Models and memory (from upstream table)
The project’s README publishes a simple matrix. Paraphrased here—re-verify on the repo before you buy hardware:
| Variant (as labeled upstream) | Approximate size | Notes |
|---|---|---|
| Gemma 4 E2B | ~1.5 GB | Faster, lighter tasks |
| Gemma 4 E4B | ~3 GB | Recommended balance in README |
| Gemma 4 27B MoE | ~8 GB | Stronger reasoning; 16 GB+ RAM class machine |
| Gemma 4 31B | ~18 GB | Heaviest; 32 GB+ RAM class machine |
Community replies on X have asked the same question your laptop will ask: which row is “enough” for acceptable latency on your thermal budget—there is no substitute for local profiling on the exact chip and cooling you ship with.
Getting started (upstream commands)
From the README’s Getting Started block:
git clone https://github.com/ammaarreshi/gemma-chat.git
cd gemma-chat
npm install
npm run dev
Note: Some README snapshots on the web have referenced alternate clone URLs; use the repository you intend to fork and verify default branch and package scripts in package.json before documenting runbooks internally.
Packaging:
npm run dist
Upstream states this yields a .dmg for drag-to-Applications installs.
Tradeoffs practitioners are already naming
- Offline inference ≠ offline everything.

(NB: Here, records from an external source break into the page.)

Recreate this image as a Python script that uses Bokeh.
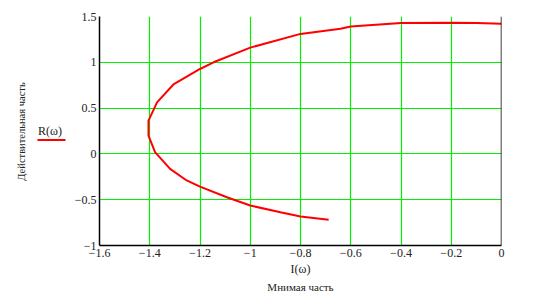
from bokeh.plotting import figure
from bokeh.models import Range1d, FixedTicker, Span, Title
from bokeh.layouts import row
from bokeh.embed import file_html
from bokeh.resources import INLINE

# Curve: imaginary part (x) vs real part (y)
imag_part = [-0.688, -0.80, -0.88, -1.0, -1.093, -1.2, -1.253, -1.319, -1.379, -1.405,
             -1.405, -1.371, -1.304, -1.2, -1.146, -1.0, -0.8, -0.641, -0.6, -0.5,
             -0.4, -0.2, -0.1, 0.0]
real_part = [-0.72, -0.684, -0.637, -0.564, -0.473, -0.357, -0.29, -0.164, 0.02, 0.2,
             0.363, 0.563, 0.763, 0.927, 1.0, 1.16, 1.31, 1.366, 1.39, 1.41,
             1.43, 1.432, 1.43, 1.42]

x_ticks = [-1.6, -1.4, -1.2, -1.0, -0.8, -0.6, -0.4, -0.2, 0.0]
x_tick_labels = ["\u22121.6", "\u22121.4", "\u22121.2", "\u22121", "\u22120.8",
                 "\u22120.6", "\u22120.4", "\u22120.2", "0"]
y_ticks = [-1.0, -0.5, 0.0, 0.5, 1.0, 1.5]
y_tick_labels = ["\u22121", "\u22120.5", "0", "0.5", "1", "1.5"]

x_title = "\u041c\u043d\u0438\u043c\u0430\u044f \u0447\u0430\u0441\u0442\u044c"
y_title = "\u0414\u0435\u0439\u0441\u0442\u0432\u0438\u0442\u0435\u043b\u044c\u043d\u0430\u044f \u0447\u0430\u0441\u0442\u044c"
x_func = "I(\u03c9)"
y_func = "R(\u03c9)"

FONT = "Liberation Serif"
TXT = "#222222"
LEFT_W = 70
H = 300
TOP, BOTTOM = 16, 55

p = figure(width=533 - LEFT_W, height=H, output_backend="svg", toolbar_location=None,
           x_range=Range1d(-1.6, 0), y_range=Range1d(-1, 1.5),
           min_border_left=99 - LEFT_W, min_border_right=32,
           min_border_top=TOP, min_border_bottom=BOTTOM)
p.outline_line_color = None
p.background_fill_color = "white"
p.border_fill_color = "white"

p.xaxis.ticker = FixedTicker(ticks=x_ticks)
p.yaxis.ticker = FixedTicker(ticks=y_ticks)
p.xaxis.major_label_overrides = {t: l for t, l in zip(x_ticks, x_tick_labels)}
p.yaxis.major_label_overrides = {t: l for t, l in zip(y_ticks, y_tick_labels)}
for ax in (p.xaxis, p.yaxis):
    ax.major_tick_out = 0
    ax.major_tick_in = 0
    ax.minor_tick_out = 0
    ax.minor_tick_in = 0
    ax.axis_line_color = "black"
    ax.axis_line_width = 1.5
    ax.major_label_text_font = FONT
    ax.major_label_text_font_size = "12px"
    ax.major_label_text_color = TXT
    ax.major_label_standoff = 3

p.xaxis.axis_label = x_func
p.xaxis.axis_label_text_font = FONT
p.xaxis.axis_label_text_font_style = "normal"
p.xaxis.axis_label_text_font_size = "12px"
p.xaxis.axis_label_text_color = TXT
p.xaxis.axis_label_standoff = 2

p.add_layout(Title(text=x_title, align="center", text_font=FONT, text_font_size="11px",
                   text_font_style="normal", text_color=TXT, standoff=0), "below")

p.xgrid.ticker = FixedTicker(ticks=x_ticks)
p.ygrid.ticker = FixedTicker(ticks=y_ticks)
p.grid.grid_line_color = "#00f000"
p.grid.grid_line_width = 1.2
p.grid.grid_line_alpha = 1.0

p.add_layout(Span(location=0, dimension="height", line_color="black", line_width=1.5))

p.line(imag_part, real_part, line_color="#ff0000", line_width=2)

# Left strip holding the vertical title and the legend-like function label.
# Its frame is aligned with the main frame (rows 16..245), so map pixel rows accordingly.
left = figure(width=LEFT_W, height=H, output_backend="svg", toolbar_location=None,
              x_range=Range1d(0, LEFT_W), y_range=Range1d(BOTTOM, H - TOP),
              x_axis_type=None, y_axis_type=None,
              min_border=0, min_border_left=0, min_border_right=0,
              min_border_top=TOP, min_border_bottom=BOTTOM)
left.grid.visible = False
left.outline_line_color = None
left.background_fill_color = "white"
left.border_fill_color = "white"

left.text(x=[21], y=[H - 131], text=[y_title], angle=1.5708, text_font="Liberation Serif",
          text_font_size="10.5px", text_align="center", text_baseline="middle", text_color=TXT)
left.text(x=[49.5], y=[H - 130], text=[y_func], text_font="Liberation Serif",
          text_font_size="12px", text_align="center", text_baseline="middle", text_color=TXT)
left.segment(x0=[37], y0=[H - 139.5], x1=[65], y1=[H - 139.5], line_color="#ff0000", line_width=2)

layout = row(left, p, spacing=0)
open("out.html", "w").write(file_html(layout, INLINE))
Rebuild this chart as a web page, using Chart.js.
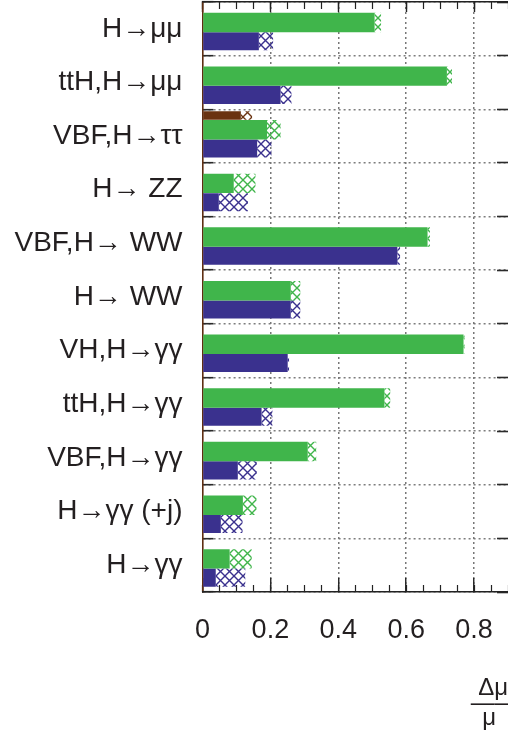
<!DOCTYPE html>
<html>
<head>
<meta charset="utf-8">
<style>
  html, body { margin: 0; padding: 0; background: #ffffff; }
  #wrap { width: 508px; height: 737px; }
</style>
<script src="https://cdn.jsdelivr.net/npm/chart.js@4.4.1/dist/chart.umd.min.js"></script>
</head>
<body>
<div id="wrap"><canvas id="c" width="508" height="737"></canvas></div>
<script>
// ---------- data ----------
const categories = ['H→μμ', 'ttH,H→μμ', 'VBF,H→ττ', 'H→ ZZ', 'VBF,H→ WW', 'H→ WW',
                    'VH,H→γγ', 'ttH,H→γγ', 'VBF,H→γγ', 'H→γγ (+j)', 'H→γγ'];
// green series: solid part and end of hatched part
const greenStat  = [0.507, 0.720, 0.190, 0.092, 0.663, 0.260, 0.769, 0.536, 0.310, 0.119, 0.080];
const greenTotal = [0.526, 0.735, 0.230, 0.156, 0.670, 0.288, 0.772, 0.553, 0.335, 0.159, 0.145];
// blue series
const blueStat   = [0.166, 0.230, 0.161, 0.048, 0.574, 0.260, 0.251, 0.174, 0.104, 0.054, 0.039];
const blueTotal  = [0.208, 0.262, 0.203, 0.134, 0.582, 0.288, 0.255, 0.206, 0.160, 0.118, 0.126];
// brown series (only VBF,H→ττ)
const brownStat  = [null, null, 0.113, null, null, null, null, null, null, null, null];
const brownTotal = [null, null, 0.146, null, null, null, null, null, null, null, null];
const xTickValues = [0, 0.2, 0.4, 0.6, 0.8];

// ---------- styles ----------
const COLORS = { green: '#40b54b', blue: '#3a318e', brown: '#6a3311' };
const FONT = "'Liberation Sans', Arial, Helvetica, sans-serif";
// bar slot inside a row: centre offset from row centre and thickness, as fractions of the row height
const SLOT = {
  brown: { offset: -0.383, thickness: 0.160 },
  green: { offset: -0.118, thickness: 0.362 },
  blue:  { offset:  0.232, thickness: 0.337 }
};
function slotOptions(s) {
  const cp = 4 * Math.abs(s.offset);
  return { categoryPercentage: cp, barPercentage: s.thickness / (cp / 2) };
}
function hatch(color) {
  const n = 9;
  const cv = document.createElement('canvas');
  cv.width = n; cv.height = n;
  const g = cv.getContext('2d');
  g.strokeStyle = color;
  g.lineWidth = 1.4;
  g.beginPath();
  g.moveTo(-2, -2); g.lineTo(n + 2, n + 2);
  g.moveTo(n + 2, -2); g.lineTo(-2, n + 2);
  g.stroke();
  return g.createPattern(cv, 'repeat');
}
function floating(a, b) { return a.map((v, i) => (v === null ? null : [v, b[i]])); }

function series(label, key, stat, total, stack) {
  const s = slotOptions(SLOT[key]);
  return [
    Object.assign({ label: label + ' (stat.)', data: stat, backgroundColor: COLORS[key],
      stack: stack, borderWidth: 0 }, s),
    Object.assign({ label: label + ' (total)', data: floating(stat, total), backgroundColor: hatch(COLORS[key]),
      stack: stack, borderWidth: 0 }, s)
  ];
}

const datasets = [
  ...series('green', 'green', greenStat, greenTotal, 'upper'),
  ...series('brown', 'brown', brownStat, brownTotal, 'upper'),
  ...series('blue', 'blue', blueStat, blueTotal, 'lower')
];

const fmt = v => String(Math.round(v * 100) / 100);
const isMajor = v => xTickValues.some(t => Math.abs(t - v) < 1e-6);
// fixed box sizes, no automatic label padding
function fixBox(w, h) {
  return s => {
    if (w !== null) s.width = w;
    if (h !== null) s.height = h;
    s.paddingTop = 0; s.paddingBottom = 0; s.paddingLeft = 0; s.paddingRight = 0;
  };
}

new Chart(document.getElementById('c'), {
  type: 'bar',
  data: { labels: categories, datasets: datasets },
  options: {
    indexAxis: 'y',
    responsive: false,
    animation: false,
    devicePixelRatio: 1,
    layout: { padding: { top: 2, left: 0, right: 0, bottom: 0 } },
    plugins: { legend: { display: false }, tooltip: { enabled: false } },
    scales: {
      y: {
        type: 'category', position: 'left', offset: true,
        grid: { offset: true, color: '#7d7d7d', lineWidth: 1.4, tickLength: -11, tickColor: '#2a2a2a', tickWidth: 1.6 },
        border: { display: true, color: '#5e2e12', width: 1.6, dash: [2, 3] },
        ticks: { color: '#231f20', font: { family: FONT, size: 28 }, padding: 31, autoSkip: false },
        afterFit: fixBox(202.5, null)
      },
      yRight: {
        type: 'category', position: 'right', labels: categories, offset: true,
        grid: { offset: true, drawOnChartArea: false, tickLength: -11, tickColor: '#2a2a2a', tickWidth: 1.6 },
        border: { display: false },
        ticks: { display: false },
        afterFit: fixBox(0, null)
      },
      x: {
        type: 'linear', position: 'bottom', min: 0, max: 0.9, weight: 1, stacked: false,
        grid: {
          color: c => (c.tick && c.tick.value > 0 ? '#777777' : 'rgba(0,0,0,0)'),
          lineWidth: 1.5, tickLength: -14, tickColor: '#222222', tickWidth: 1.4
        },
        border: { display: true, color: '#222222', width: 1.6, dash: [2, 3] },
        ticks: {
          stepSize: 0.2, includeBounds: false, autoSkip: false, maxRotation: 0,
          color: '#231f20', font: { family: FONT, size: 27 }, padding: 36,
          callback: v => (isMajor(v) ? fmt(v) : '')
        },
        title: {
          display: true, text: ['Δμ', '—–', 'μ\u2002'], align: 'end', color: '#231f20',
          font: { family: FONT, size: 24, lineHeight: 0.625 }, padding: { top: 0, bottom: 11.5 }
        },
        afterFit: fixBox(null, 145)
      },
      xMinor: {
        type: 'linear', position: 'bottom', min: 0, max: 0.9, weight: 0,
        grid: { drawOnChartArea: false, tickLength: -7, tickColor: '#222222', tickWidth: 1.2 },
        border: { display: false },
        ticks: { display: false, stepSize: 0.05, includeBounds: false, maxTicksLimit: 100 },
        afterFit: fixBox(null, 0)
      },
      xTop: {
        type: 'linear', position: 'top', min: 0, max: 0.9,
        grid: { drawOnChartArea: false, tickLength: -10, tickColor: '#222222', tickWidth: 1.4 },
        border: { display: true, color: '#222222', width: 1.6 },
        ticks: { display: false, stepSize: 0.2, includeBounds: false },
        afterFit: fixBox(null, 0)
      },
      xTopMinor: {
        type: 'linear', position: 'top', min: 0, max: 0.9,
        grid: { drawOnChartArea: false, tickLength: -7, tickColor: '#222222', tickWidth: 1.2 },
        border: { display: false },
        ticks: { display: false, stepSize: 0.05, includeBounds: false, maxTicksLimit: 100 },
        afterFit: fixBox(null, 0)
      }
    }
  }
});
</script>
</body>
</html>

Installing
npmdependencies, reading live API docs, and shipping CI/CD still want a network—even when the model weights never leave the machine. That distinction matters for security reviews (“data never hits OpenAI”) vs program reality (“the loop still phones home for packages”). - First-run downloads are the fragile step: public replies mention crashes during model download—triage via Issues and pinned guidance rather than assumptions.
- Ecosystem routing: Comments ask for tighter integration with existing local weight stores (for example pointing at Ollama or LM Studio). The repo description already mentions Ollama; whether that satisfies “use my existing cache” is an integration detail to confirm in code and docs.
- Speech-to-text: A reply thread references MLX-VLM-style server paths for STT—interesting for forks, not something to assert without matching commit and IPC in this repo.
Why ExplainX readers should care
ExplainX indexes skills, tools, agents, and MCP servers for teams that ship with assistants. Gemma Chat is a reference for one slice of that map: desktop shell + local weights + tool protocol + workspace sandbox. Whether you adopt it directly or borrow patterns, the artifact is inspectable in MIT-licensed source.
Related on ExplainX
- What are agent skills? — how portable SKILL.md-style capability fits next to local agent loops
- Google Chrome “skills” and Gemini — Google’s product-surface automation story vs local Gemma runs
- What is MCP? — when your local app exposes tools to hosts
- GLM-5.1, Hugging Face, Ollama — another local weights + stack matrix explainer for comparison
Sources
- Repository: github.com/ammaarreshi/gemma-chat
- Gemma (Google DeepMind open models): positioning and ecosystem context via Google Gemma on X and official Gemma documentation—use those for model policy and license nuance beyond this app.
- MLX: Apple’s machine learning research materials on MLX / MLX-LM for runtime semantics.
Star counts, default models, and README clone URLs drift quickly after a viral launch. Reconcile any numbers in this post with the live GitHub page and Issues before budgeting hardware or support.